Extract each line of the data below exactly as written.

*****

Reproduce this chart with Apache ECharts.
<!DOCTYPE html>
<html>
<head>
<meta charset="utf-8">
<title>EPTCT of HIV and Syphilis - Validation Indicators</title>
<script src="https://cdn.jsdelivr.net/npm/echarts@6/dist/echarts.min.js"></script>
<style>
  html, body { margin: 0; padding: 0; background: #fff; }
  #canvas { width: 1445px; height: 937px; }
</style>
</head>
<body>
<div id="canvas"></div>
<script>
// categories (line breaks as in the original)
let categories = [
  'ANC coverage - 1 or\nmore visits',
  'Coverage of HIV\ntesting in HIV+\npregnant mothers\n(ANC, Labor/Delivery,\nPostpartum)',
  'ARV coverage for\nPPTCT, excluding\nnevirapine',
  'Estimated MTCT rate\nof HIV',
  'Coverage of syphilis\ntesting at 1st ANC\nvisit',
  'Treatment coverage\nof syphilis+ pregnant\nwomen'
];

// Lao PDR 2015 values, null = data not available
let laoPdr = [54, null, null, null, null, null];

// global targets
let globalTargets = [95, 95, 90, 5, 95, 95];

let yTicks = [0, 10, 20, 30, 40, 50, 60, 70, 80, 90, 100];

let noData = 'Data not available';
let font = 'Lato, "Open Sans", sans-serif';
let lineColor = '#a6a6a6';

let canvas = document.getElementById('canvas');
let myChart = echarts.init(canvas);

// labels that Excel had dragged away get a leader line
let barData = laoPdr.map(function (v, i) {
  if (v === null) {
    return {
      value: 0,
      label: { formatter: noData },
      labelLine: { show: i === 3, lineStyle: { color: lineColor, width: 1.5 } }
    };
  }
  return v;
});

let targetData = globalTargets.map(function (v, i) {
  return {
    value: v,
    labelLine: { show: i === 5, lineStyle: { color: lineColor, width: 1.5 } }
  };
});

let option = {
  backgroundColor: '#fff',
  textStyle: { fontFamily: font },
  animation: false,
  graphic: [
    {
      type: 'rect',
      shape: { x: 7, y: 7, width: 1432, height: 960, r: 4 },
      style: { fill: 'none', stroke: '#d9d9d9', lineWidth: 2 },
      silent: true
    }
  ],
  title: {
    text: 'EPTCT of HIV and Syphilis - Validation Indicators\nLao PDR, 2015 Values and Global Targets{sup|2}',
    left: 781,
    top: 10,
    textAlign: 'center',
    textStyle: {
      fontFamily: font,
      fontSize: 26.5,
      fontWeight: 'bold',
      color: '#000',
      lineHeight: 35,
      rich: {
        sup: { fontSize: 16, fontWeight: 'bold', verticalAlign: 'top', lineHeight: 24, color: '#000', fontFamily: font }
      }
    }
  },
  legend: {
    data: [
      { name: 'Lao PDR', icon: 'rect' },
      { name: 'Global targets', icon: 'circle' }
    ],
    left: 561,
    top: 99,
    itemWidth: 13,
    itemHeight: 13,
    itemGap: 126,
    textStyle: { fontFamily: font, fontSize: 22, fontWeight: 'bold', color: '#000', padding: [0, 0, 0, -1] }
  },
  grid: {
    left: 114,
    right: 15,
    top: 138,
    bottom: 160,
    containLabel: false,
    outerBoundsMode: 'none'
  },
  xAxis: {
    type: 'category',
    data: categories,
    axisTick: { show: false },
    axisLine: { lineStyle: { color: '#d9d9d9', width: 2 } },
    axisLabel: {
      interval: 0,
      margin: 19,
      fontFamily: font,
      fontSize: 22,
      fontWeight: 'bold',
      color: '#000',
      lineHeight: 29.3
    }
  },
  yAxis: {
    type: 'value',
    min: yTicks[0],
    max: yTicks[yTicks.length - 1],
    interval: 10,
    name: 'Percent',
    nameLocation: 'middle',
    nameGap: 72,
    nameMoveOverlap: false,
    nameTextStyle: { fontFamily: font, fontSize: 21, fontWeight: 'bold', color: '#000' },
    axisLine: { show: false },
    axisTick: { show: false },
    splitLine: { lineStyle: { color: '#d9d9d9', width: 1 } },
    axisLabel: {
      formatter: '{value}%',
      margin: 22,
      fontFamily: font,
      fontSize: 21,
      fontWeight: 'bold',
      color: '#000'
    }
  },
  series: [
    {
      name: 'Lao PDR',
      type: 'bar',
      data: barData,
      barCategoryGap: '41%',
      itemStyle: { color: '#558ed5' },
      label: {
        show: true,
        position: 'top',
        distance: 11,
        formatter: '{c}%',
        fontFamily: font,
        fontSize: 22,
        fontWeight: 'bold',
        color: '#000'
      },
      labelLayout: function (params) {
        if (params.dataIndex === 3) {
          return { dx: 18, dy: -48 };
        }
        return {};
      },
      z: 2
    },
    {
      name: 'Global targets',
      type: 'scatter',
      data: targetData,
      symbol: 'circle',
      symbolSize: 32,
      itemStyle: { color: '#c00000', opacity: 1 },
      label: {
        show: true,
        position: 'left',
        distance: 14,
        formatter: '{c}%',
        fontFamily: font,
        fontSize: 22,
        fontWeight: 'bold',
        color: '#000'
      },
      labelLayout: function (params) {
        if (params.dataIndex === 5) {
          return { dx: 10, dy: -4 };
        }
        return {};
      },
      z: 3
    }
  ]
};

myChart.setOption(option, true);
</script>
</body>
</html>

*****

Solution to this exercise –
Reproduce this chart with Apache ECharts.
<!DOCTYPE html>
<html>
<head>
<meta charset="utf-8">
<title>EPTCT of HIV and Syphilis - Validation Indicators</title>
<script src="https://cdn.jsdelivr.net/npm/echarts@6/dist/echarts.min.js"></script>
<style>
  html, body { margin: 0; padding: 0; background: #fff; }
  #canvas { width: 1445px; height: 937px; }
</style>
</head>
<body>
<div id="canvas"></div>
<script>
// categories (line breaks as in the original)
let categories = [
  'ANC coverage - 1 or\nmore visits',
  'Coverage of HIV\ntesting in HIV+\npregnant mothers\n(ANC, Labor/Delivery,\nPostpartum)',
  'ARV coverage for\nPPTCT, excluding\nnevirapine',
  'Estimated MTCT rate\nof HIV',
  'Coverage of syphilis\ntesting at 1st ANC\nvisit',
  'Treatment coverage\nof syphilis+ pregnant\nwomen'
];

// Lao PDR 2015 values, null = data not available
let laoPdr = [54, null, null, null, null, null];

// global targets
let globalTargets = [95, 95, 90, 5, 95, 95];

let yTicks = [0, 10, 20, 30, 40, 50, 60, 70, 80, 90, 100];

let noData = 'Data not available';
let font = 'Lato, "Open Sans", sans-serif';
let lineColor = '#a6a6a6';

let canvas = document.getElementById('canvas');
let myChart = echarts.init(canvas);

// labels that Excel had dragged away get a leader line
let barData = laoPdr.map(function (v, i) {
  if (v === null) {
    return {
      value: 0,
      label: { formatter: noData },
      labelLine: { show: i === 3, lineStyle: { color: lineColor, width: 1.5 } }
    };
  }
  return v;
});

let targetData = globalTargets.map(function (v, i) {
  return {
    value: v,
    labelLine: { show: i === 5, lineStyle: { color: lineColor, width: 1.5 } }
  };
});

let option = {
  backgroundColor: '#fff',
  textStyle: { fontFamily: font },
  animation: false,
  graphic: [
    {
      type: 'rect',
      shape: { x: 7, y: 7, width: 1432, height: 960, r: 4 },
      style: { fill: 'none', stroke: '#d9d9d9', lineWidth: 2 },
      silent: true
    }
  ],
  title: {
    text: 'EPTCT of HIV and Syphilis - Validation Indicators\nLao PDR, 2015 Values and Global Targets{sup|2}',
    left: 781,
    top: 10,
    textAlign: 'center',
    textStyle: {
      fontFamily: font,
      fontSize: 26.5,
      fontWeight: 'bold',
      color: '#000',
      lineHeight: 35,
      rich: {
        sup: { fontSize: 16, fontWeight: 'bold', verticalAlign: 'top', lineHeight: 24, color: '#000', fontFamily: font }
      }
    }
  },
  legend: {
    data: [
      { name: 'Lao PDR', icon: 'rect' },
      { name: 'Global targets', icon: 'circle' }
    ],
    left: 561,
    top: 99,
    itemWidth: 13,
    itemHeight: 13,
    itemGap: 126,
    textStyle: { fontFamily: font, fontSize: 22, fontWeight: 'bold', color: '#000', padding: [0, 0, 0, -1] }
  },
  grid: {
    left: 114,
    right: 15,
    top: 138,
    bottom: 160,
    containLabel: false,
    outerBoundsMode: 'none'
  },
  xAxis: {
    type: 'category',
    data: categories,
    axisTick: { show: false },
    axisLine: { lineStyle: { color: '#d9d9d9', width: 2 } },
    axisLabel: {
      interval: 0,
      margin: 19,
      fontFamily: font,
      fontSize: 22,
      fontWeight: 'bold',
      color: '#000',
      lineHeight: 29.3
    }
  },
  yAxis: {
    type: 'value',
    min: yTicks[0],
    max: yTicks[yTicks.length - 1],
    interval: 10,
    name: 'Percent',
    nameLocation: 'middle',
    nameGap: 72,
    nameMoveOverlap: false,
    nameTextStyle: { fontFamily: font, fontSize: 21, fontWeight: 'bold', color: '#000' },
    axisLine: { show: false },
    axisTick: { show: false },
    splitLine: { lineStyle: { color: '#d9d9d9', width: 1 } },
    axisLabel: {
      formatter: '{value}%',
      margin: 22,
      fontFamily: font,
      fontSize: 21,
      fontWeight: 'bold',
      color: '#000'
    }
  },
  series: [
    {
      name: 'Lao PDR',
      type: 'bar',
      data: barData,
      barCategoryGap: '41%',
      itemStyle: { color: '#558ed5' },
      label: {
        show: true,
        position: 'top',
        distance: 11,
        formatter: '{c}%',
        fontFamily: font,
        fontSize: 22,
        fontWeight: 'bold',
        color: '#000'
      },
      labelLayout: function (params) {
        if (params.dataIndex === 3) {
          return { dx: 18, dy: -48 };
        }
        return {};
      },
      z: 2
    },
    {
      name: 'Global targets',
      type: 'scatter',
      data: targetData,
      symbol: 'circle',
      symbolSize: 32,
      itemStyle: { color: '#c00000', opacity: 1 },
      label: {
        show: true,
        position: 'left',
        distance: 14,
        formatter: '{c}%',
        fontFamily: font,
        fontSize: 22,
        fontWeight: 'bold',
        color: '#000'
      },
      labelLayout: function (params) {
        if (params.dataIndex === 5) {
          return { dx: 10, dy: -4 };
        }
        return {};
      },
      z: 3
    }
  ]
};

myChart.setOption(option, true);
</script>
</body>
</html>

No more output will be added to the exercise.